そのまま魔物群れに二人は突っ込んでいく。
今日の七海の闘う姿はいつもとは全く違うものだった。
殺気を隠すことなく、いつもの人のいい笑みも消え、恐ろしいまでに速い。今の速度ならば、飛来が以前見せた速度にも匹敵するのではないだろうか? そして、動きのキレも格段に良くなっている。それは目の前の敵を殲滅対象としか見ていないからである。
空からもらったサバイバルナイフを片手に次々と切り裂いていく。流れるように、しかし、そこに優雅さはなく荒々しく野性味溢れるその動きは決して止まることはない。体からは微かに金色に輝いている。
「これは金属性の……。たった今、覚醒したというところですか。しかし、王の傍に居ながら今頃目覚めるなんて、遅いですね」
七海の後ろに付きサポート役に徹している光は辛辣なことを呟く。だが、その表情はどこか楽しげだ。
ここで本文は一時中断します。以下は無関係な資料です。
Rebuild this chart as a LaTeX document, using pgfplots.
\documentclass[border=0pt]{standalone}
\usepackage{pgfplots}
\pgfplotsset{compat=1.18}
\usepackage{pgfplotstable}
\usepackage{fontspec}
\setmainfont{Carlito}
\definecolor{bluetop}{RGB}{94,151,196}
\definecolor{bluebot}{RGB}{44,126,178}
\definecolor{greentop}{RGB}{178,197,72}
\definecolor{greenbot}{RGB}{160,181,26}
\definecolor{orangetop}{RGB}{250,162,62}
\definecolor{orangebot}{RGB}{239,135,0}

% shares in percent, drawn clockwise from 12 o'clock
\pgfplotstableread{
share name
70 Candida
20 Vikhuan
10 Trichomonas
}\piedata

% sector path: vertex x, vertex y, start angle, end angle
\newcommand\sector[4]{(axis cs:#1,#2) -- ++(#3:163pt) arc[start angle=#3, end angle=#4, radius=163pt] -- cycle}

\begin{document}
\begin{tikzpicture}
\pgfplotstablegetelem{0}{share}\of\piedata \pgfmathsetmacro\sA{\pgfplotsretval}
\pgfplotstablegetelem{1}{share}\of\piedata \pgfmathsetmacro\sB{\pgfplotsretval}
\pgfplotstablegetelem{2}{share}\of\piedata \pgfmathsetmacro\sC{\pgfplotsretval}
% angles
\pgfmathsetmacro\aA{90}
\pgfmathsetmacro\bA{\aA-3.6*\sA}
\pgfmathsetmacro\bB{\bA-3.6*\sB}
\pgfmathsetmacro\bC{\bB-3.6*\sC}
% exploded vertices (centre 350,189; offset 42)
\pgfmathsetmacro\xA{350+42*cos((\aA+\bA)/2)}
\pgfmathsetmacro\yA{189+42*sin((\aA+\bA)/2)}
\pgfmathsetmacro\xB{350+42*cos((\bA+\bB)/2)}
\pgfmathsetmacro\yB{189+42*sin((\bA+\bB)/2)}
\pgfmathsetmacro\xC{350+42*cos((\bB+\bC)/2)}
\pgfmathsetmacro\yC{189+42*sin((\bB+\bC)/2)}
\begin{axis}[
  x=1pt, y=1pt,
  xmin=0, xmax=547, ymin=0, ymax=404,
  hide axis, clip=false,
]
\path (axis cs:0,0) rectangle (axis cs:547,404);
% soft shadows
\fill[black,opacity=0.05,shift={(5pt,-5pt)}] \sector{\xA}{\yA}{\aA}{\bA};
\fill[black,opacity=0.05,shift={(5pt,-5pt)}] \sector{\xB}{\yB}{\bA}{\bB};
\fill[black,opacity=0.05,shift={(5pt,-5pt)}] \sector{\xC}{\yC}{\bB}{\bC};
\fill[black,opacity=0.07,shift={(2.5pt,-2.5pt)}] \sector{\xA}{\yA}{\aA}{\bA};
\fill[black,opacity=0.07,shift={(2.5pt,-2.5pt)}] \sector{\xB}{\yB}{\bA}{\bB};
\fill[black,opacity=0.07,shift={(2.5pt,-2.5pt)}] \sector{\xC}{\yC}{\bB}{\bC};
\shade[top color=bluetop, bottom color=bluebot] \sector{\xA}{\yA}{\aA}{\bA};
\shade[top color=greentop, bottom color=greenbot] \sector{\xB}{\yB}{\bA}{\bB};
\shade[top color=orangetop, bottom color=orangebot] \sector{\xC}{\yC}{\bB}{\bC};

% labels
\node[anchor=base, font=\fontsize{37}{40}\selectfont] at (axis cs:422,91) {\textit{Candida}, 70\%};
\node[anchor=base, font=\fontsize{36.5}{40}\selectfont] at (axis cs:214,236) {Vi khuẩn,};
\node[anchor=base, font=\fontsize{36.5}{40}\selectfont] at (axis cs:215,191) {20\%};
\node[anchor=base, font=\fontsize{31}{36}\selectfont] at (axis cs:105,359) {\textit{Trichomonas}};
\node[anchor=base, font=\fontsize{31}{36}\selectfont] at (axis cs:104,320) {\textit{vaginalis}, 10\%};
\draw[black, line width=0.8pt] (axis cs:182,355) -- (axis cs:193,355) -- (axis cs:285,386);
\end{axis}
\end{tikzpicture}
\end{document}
金属性の代表的なものとしては武器強化の魔法や技能では神刀術のように武器の威力を上げるものばかり、先程から魔物を一太刀で仕留めているのはそのおかげである。もっとも、まだのその輝きは乏しく、十全に発揮しているとは言い難い。
七海は自分の武器の斬れ味が上がったことに気が付くことなく、切り裂き続けた。
右手で切り裂いたかと思えば、すぐさま器用に左手に投げ、出来るだけ隙なく、絶え間なく斬る。ついで、逆手に持ち替え、斬り下ろす。それでも間に合わない場合は思い切り手足で叩き、時間を稼いで斬った。さすがに、冷静に動きを見きって躱すというような真似は出来ず、傷は増えていくが、不思議と出血は少なく、戦い続けるうえで支障はない。
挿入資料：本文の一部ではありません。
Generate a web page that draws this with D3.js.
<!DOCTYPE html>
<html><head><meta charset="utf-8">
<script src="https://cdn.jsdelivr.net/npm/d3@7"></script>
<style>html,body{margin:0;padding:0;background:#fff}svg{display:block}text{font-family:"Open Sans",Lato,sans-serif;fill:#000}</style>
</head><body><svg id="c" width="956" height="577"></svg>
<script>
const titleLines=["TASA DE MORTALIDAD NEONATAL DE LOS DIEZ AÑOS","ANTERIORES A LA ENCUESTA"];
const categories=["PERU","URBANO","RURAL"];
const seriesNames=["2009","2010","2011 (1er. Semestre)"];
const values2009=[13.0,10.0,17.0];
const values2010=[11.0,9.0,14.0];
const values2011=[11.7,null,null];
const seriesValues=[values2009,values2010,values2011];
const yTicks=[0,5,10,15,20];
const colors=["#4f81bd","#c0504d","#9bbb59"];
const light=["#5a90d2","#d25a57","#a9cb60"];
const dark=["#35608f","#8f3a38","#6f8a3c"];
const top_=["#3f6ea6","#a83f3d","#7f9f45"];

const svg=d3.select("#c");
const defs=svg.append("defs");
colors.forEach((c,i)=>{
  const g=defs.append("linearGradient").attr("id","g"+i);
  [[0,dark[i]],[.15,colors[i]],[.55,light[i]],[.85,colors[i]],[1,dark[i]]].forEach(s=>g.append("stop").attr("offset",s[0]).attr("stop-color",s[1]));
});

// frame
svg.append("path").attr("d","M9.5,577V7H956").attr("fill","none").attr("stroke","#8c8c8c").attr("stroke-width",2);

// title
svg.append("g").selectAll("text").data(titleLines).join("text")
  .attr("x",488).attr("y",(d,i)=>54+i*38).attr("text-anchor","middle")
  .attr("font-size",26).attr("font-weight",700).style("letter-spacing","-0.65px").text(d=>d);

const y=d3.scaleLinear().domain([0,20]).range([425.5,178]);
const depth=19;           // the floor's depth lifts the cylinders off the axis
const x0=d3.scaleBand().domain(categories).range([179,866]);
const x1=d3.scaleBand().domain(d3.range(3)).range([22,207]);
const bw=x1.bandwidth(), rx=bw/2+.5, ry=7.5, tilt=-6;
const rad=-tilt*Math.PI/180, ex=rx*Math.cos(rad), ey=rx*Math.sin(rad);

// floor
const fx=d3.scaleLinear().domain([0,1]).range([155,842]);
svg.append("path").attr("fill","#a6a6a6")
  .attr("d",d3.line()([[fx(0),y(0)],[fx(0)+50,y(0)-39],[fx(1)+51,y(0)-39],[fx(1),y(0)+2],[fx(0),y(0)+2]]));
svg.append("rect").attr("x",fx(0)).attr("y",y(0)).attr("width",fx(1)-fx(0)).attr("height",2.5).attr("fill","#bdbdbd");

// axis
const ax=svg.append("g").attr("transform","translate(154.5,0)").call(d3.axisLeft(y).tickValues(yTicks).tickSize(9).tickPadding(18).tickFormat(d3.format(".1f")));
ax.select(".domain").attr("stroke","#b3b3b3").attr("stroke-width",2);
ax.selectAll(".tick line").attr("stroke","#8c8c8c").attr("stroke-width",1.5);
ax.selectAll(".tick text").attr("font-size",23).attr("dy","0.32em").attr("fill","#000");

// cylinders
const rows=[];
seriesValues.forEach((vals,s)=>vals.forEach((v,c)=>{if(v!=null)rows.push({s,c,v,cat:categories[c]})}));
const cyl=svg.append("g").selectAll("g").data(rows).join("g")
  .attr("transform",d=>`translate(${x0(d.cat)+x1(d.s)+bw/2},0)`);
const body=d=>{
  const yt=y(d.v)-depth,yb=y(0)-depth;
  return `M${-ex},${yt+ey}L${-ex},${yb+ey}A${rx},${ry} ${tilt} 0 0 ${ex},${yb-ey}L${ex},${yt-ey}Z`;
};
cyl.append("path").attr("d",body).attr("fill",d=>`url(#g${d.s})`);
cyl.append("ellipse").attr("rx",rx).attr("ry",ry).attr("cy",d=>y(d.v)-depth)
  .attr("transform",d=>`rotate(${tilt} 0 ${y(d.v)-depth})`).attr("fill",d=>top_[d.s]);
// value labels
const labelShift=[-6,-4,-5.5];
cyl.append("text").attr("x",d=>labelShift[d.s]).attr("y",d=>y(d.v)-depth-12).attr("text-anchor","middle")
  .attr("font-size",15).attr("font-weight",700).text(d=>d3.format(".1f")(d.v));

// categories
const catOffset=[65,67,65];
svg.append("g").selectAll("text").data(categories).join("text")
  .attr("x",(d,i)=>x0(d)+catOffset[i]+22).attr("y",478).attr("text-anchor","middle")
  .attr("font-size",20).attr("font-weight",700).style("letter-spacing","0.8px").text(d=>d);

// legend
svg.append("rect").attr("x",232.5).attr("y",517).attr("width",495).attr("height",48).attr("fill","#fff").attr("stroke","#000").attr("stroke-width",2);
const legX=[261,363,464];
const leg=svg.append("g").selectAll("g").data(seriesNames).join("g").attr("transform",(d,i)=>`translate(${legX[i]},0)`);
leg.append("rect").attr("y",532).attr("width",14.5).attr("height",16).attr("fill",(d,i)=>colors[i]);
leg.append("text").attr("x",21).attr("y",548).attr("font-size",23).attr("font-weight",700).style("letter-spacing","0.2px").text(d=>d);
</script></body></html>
血を見る度に犬族としての血が疼くのか、鋭い犬歯を覗かせ、雄たけびを上げながら血風を起こしながら屠る。黒狼程ではないにしろ、鋭く伸びた爪は眼潰しに、牙は振るうナイフで追いつかない敵の喉元を狙い噛み付く。
まさに狂戦士のごとく戦い方である。
結局周りの狼を全て斬り倒したころには全身を真っ赤に染め、瞳は黒から金色に変わっていた。血を滴らせ、舌なめずりをする彼女の姿はどこか妖艶だった。
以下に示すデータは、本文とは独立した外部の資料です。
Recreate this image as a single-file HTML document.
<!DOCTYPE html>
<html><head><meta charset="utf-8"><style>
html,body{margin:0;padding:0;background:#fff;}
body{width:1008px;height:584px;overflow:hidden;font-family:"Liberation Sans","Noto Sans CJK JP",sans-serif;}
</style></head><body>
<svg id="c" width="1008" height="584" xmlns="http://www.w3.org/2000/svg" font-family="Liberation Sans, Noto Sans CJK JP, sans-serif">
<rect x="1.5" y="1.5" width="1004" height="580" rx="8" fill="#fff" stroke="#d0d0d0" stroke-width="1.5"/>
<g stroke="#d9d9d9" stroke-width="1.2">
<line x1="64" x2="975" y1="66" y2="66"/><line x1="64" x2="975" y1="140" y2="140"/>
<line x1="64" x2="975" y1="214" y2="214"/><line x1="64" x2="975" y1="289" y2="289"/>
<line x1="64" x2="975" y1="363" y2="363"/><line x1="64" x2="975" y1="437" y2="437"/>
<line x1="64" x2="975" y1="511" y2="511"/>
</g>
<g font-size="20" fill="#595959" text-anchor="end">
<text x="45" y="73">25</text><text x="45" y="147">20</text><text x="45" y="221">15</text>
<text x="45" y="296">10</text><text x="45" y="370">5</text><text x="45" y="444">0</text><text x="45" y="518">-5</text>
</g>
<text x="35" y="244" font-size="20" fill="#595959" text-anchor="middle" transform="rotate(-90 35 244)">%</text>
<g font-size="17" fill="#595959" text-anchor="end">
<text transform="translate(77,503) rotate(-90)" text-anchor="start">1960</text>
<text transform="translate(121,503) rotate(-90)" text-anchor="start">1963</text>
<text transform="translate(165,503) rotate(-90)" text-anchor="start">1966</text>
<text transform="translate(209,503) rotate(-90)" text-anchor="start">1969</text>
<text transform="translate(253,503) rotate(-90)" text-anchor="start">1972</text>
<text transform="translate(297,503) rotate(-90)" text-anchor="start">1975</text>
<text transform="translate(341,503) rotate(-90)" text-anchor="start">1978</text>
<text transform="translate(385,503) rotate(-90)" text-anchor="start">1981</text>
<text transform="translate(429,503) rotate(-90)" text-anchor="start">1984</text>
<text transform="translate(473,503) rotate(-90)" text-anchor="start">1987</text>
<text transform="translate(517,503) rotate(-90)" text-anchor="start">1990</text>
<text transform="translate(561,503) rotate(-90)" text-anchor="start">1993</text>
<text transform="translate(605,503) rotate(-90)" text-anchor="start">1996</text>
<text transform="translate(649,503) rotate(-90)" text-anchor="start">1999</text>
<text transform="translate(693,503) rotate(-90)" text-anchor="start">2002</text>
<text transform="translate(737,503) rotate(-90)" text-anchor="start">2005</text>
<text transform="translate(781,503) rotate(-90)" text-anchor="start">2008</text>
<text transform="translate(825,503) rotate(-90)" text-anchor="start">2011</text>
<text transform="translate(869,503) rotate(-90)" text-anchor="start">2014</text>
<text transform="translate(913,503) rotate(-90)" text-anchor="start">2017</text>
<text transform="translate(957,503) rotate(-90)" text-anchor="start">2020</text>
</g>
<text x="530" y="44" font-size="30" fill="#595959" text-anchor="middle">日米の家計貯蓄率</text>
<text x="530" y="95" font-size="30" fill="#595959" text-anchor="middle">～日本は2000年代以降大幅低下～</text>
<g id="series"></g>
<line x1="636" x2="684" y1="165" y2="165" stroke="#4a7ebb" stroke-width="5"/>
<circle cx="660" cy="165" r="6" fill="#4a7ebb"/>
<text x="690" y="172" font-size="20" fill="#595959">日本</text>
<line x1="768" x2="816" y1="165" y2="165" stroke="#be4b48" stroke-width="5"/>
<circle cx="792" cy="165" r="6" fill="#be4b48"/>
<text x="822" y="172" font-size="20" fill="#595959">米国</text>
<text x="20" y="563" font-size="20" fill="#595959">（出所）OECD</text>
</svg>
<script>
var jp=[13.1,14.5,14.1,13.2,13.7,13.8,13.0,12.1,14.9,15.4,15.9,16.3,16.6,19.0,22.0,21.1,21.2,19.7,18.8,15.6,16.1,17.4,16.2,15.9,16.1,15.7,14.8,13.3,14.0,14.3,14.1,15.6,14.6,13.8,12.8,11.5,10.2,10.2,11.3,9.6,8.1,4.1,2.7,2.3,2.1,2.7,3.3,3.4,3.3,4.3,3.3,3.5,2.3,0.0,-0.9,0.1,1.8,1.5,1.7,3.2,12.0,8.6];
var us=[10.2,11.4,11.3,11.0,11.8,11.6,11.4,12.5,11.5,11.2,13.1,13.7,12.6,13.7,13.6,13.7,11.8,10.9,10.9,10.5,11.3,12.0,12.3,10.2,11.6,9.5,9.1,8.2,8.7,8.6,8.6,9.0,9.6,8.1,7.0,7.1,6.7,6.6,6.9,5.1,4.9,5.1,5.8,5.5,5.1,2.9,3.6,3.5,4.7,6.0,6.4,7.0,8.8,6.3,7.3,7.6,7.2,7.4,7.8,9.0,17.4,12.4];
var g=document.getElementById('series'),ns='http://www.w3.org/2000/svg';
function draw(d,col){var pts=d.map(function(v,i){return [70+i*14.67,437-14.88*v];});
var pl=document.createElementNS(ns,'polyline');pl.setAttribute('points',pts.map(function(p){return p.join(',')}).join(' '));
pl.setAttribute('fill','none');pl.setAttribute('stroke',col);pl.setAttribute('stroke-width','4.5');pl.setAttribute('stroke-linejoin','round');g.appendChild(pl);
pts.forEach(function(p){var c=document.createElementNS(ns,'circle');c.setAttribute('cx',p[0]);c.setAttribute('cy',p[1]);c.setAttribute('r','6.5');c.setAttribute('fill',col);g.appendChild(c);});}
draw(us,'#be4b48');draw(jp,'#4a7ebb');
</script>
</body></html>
向かってくるものが居なくなると辺りを見渡す。さっきまで後ろに付いて来ていたと思っていた光は居らず、巨人と付かず離れずの距離で立ち止まって空が戦う姿を見ていた。
その様子を見てすぐさま空に駆け付けようと思うが、思うように体が動かず前に倒れてしまう。
「ここまで、ですね」
後ろには誰もいないと思っていたので意表を突かれすぐに向き直る。しかし、体は思うように動かないため、顔を動かす程度だ。
「警戒なさらなくて大丈夫ですよ」
後ろにいたのは良く見知った顔。光だった。
「何で? だってあそこに」
そう、今も空の近くには光が立っている。
「ああ、これは私の式ですよ。まあ、分身したと思っていただいて構いません。もちろん本体は王のお側にいますがね」
何がどうなっているかは分からないが、ひとまずは安心していいのだろうと表情を緩める。
「だいぶお怪我をなさっているようですね。ああ、無理に動かない方がいい。あちらもすぐに王の勝利で終わるでしょうし」
話の途中で立ち上がろうとする七海を抑え、治療のため屈みながら伝える。勝利という言葉を聞いて七海はあからさまにほっとしたようだ。
「まあ見てれば分かります」
すると、その言葉を言い終わる前に巨人の全身に黒縁の赤い術式が浮かび上がり、巨人は漆黒に染まり、崩れ去った。闇から出でし魔族が漆黒に染まり、還るなど、何ともおかしな話ではあるがここにおいてすべての戦闘が終了した。